Aber die Mission war ja noch nicht beendet, wenn ihr euch erinnern könnt. Leider war der Zugang wieder versperrt. Natürlich sieht man so den Hauptaltar und es gibt auch Bänke zum Beten, aber das hilft mir als historisch Interessierten nun gar nicht. Abwarten und Tee trinken. Letzterer wäre in eisgekühlter Form dringend nötig gewesen. Aber: Der Ort hat noch andere Highlights. Das Schloss aus dem 17. Jahrhundert hat eine detailreiche Fassade mit Ornamenten und Figuren. Der aufgegebene evangelische Friedhof mit seiner Grabkapelle ist auch versperrt, aber von der Mauer aus hat man von vielen Punkten aus einen guten Blick auf die Reste, welche noch teilweise gepflegt werden.

Was mir hier und auch in vielen anderen Orten um Poznań gefällt, sind die aus dem Boden gestampften Gradierwerke, wovon Czempiń auch eins besitzt. Hätte ich nicht meinen straffen Zeitplan nach dem Spiel gehabt, hätte ich es hier gut einige Zeit aushalten können.

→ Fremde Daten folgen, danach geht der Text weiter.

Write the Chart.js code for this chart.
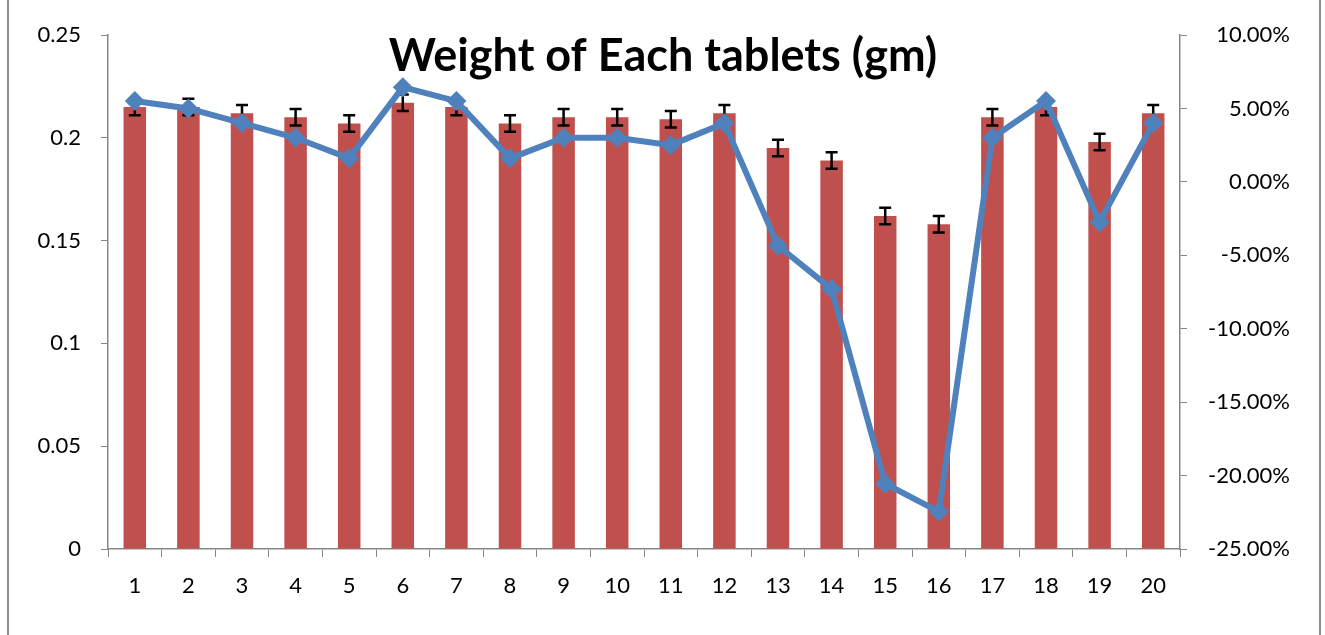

Wieder an der Kirche wartend bin ich mit einer Oma ins Gespräch gekommen, die sichtlich überrascht war, das ein deutscher Tourist von dieser aus dem 14. Jahrhundert stammenden Holzfigur weiß. Noch eine knappe Stunde bis zur Messe und knapp 30 Minuten bis zum Zug. „Das kann eng werden! Wie unterschiedlich doch die Zeitwahrnehmung sein kann!“ An der Kasse im Supermarkt werden aus Sekunden Minuten, und in dieser Situation rast die Zeit wie einst Robert Kubica über den Asphalt. Dann taucht doch tatsächlich noch der Schlüsselmeister auf und schaltet mir noch das blaue Hintergrundlicht hinter dem Nebenaltar ein! Natürlich habe ich dann auch eine Geldspende dort gelassen, bevor ich geschwind gen Bahnhof aufbrach. Czempiń – Das bedeutet Gastfreundschaft an jeder Ecke! Damit hätte ich nie gerechnet, zumal wir heute den 1. September haben.